I live in Nelson, which is a small city. And while I love living here, I miss the anonymity of big cities, and every year I've sat in the dark and contemplated textiles with the presentation running in the background the way grownups talk in the Peanuts cartoons. I work hard not to make friends. So you have got to see the humor in what happened this weekend; I had a German room mate.

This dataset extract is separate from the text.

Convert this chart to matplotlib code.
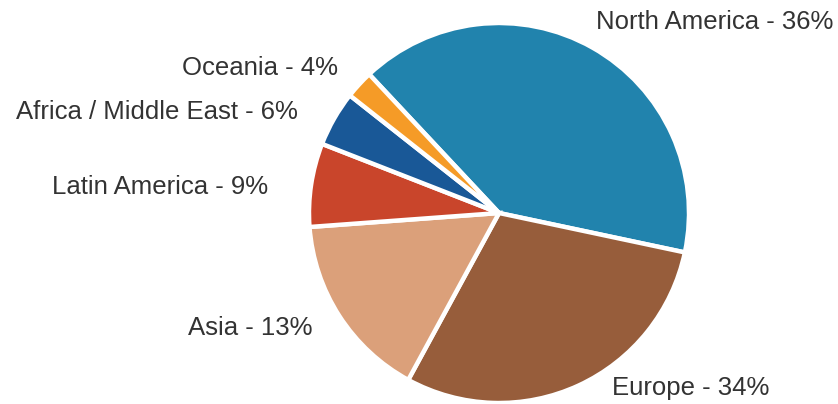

I had booked a room to myself at the backpacker across the street from the museum months in advance. When I arrived, Owner Doug asked if I would mind sharing the room with another person coming to the conference, that I could halve my cost, though if I didn't, it wouldn't be a problem as there was plenty of rooms left. I didn't want to, but I have a hard time saying no, (I'm Japanese after all,) so I agreed. And so I met Christine Keller, of Hamburg, and now Academic Leader - Textiles, Otago Polytechnic, Dunedin.

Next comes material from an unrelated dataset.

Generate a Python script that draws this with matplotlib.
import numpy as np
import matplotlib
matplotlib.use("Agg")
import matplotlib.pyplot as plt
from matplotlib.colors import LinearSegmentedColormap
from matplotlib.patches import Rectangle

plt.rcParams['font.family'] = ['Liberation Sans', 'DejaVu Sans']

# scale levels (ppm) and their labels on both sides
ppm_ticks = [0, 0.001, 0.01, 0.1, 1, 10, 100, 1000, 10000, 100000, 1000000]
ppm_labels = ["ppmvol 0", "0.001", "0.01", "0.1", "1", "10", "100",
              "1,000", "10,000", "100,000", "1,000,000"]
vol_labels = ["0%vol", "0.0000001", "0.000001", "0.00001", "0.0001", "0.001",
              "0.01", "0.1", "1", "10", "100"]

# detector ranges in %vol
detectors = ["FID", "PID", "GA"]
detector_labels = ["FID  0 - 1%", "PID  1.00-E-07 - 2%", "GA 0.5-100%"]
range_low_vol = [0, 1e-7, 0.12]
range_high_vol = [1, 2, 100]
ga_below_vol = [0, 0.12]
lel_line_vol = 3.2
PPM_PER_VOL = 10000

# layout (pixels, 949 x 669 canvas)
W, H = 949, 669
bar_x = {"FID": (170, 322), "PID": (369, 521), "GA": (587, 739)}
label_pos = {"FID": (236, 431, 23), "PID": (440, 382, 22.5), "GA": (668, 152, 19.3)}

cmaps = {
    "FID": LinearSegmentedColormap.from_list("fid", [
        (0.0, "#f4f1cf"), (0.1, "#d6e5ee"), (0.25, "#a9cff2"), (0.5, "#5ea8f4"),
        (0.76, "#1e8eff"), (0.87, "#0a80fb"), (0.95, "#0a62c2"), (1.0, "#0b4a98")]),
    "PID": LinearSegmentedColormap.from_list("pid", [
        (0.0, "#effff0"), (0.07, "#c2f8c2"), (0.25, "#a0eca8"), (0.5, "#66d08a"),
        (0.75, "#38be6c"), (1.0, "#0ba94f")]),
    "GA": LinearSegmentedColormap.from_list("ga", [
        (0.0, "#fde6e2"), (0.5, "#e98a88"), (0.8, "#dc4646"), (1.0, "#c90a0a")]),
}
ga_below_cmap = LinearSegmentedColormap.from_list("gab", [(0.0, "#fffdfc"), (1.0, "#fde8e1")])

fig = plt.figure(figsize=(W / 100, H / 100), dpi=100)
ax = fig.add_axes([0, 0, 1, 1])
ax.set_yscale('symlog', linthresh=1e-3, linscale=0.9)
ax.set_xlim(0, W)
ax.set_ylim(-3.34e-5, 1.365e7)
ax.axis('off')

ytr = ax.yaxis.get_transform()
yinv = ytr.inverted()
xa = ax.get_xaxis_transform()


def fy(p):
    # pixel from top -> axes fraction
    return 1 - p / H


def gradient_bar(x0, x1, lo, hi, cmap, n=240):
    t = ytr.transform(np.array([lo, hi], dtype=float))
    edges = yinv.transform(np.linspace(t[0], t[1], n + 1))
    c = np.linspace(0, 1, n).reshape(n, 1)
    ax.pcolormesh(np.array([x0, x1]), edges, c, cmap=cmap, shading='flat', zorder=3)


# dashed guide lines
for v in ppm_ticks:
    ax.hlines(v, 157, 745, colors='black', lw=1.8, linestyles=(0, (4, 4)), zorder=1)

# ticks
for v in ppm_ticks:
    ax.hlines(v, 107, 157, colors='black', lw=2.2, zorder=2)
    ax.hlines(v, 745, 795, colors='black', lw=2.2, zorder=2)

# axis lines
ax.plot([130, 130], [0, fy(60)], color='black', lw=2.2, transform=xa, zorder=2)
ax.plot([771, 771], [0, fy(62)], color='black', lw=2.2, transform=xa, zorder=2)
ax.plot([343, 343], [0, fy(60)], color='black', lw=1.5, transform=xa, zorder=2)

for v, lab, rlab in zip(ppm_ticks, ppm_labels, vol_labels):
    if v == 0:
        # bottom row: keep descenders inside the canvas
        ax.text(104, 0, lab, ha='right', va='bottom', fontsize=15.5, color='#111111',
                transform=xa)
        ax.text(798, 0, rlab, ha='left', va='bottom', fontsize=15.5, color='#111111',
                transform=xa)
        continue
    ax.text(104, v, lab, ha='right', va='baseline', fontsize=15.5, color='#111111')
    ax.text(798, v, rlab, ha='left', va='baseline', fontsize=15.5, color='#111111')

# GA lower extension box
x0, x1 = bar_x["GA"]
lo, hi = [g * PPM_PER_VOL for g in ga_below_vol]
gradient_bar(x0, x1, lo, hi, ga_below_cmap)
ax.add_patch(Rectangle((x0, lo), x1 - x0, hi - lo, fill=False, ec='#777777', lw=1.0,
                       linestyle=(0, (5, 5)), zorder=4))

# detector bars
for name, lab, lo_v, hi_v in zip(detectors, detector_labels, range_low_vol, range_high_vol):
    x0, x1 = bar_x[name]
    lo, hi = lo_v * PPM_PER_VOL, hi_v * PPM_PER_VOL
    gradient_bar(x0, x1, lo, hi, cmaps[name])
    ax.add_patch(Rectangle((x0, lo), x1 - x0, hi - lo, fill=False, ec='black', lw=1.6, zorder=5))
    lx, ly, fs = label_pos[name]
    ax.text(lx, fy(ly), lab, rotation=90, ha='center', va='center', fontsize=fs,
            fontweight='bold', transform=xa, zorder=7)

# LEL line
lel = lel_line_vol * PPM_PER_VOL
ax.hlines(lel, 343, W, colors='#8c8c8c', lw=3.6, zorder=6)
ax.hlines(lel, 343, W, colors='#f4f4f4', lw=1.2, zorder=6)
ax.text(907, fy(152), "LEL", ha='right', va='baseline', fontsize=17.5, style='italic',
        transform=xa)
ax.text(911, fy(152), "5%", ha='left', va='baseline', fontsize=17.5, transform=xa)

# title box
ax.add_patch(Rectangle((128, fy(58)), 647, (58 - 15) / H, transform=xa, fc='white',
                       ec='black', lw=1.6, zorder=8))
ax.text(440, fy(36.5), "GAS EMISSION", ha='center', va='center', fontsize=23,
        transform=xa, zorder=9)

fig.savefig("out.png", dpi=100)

I wasn't very friendly the first couple of days, but we ended up having dinner together the last night, giggled our way through Mamma Mia!, and talked textiles for more than a few hours on the last day. Christine is not only a professionally-trained, talented weaver/designer, but she also spent years in Canada studying Jacquard, has knowledge of exhibitions and contests in Europe, and is a natural mentor, even though she is, as she stated at one point, "much younger" than me. I was struck by the depth of her thoughts and encouraged by her opinion, and ended up promising to keep in touch. And so we will.

I must add, Christine was just as amused but more sympathetic to the Love. One of quite a few things we had in common was growing up in Post-WWII Germany/Japan, we both "learned" patriotism was undesirable except in specific contexts, and subtly discouraged, so neither of us feel the kind of Love towards our own countries.

Christine Keller explaining the components of Art Deco geometric motifs in comparison to Pacific geometric motifs.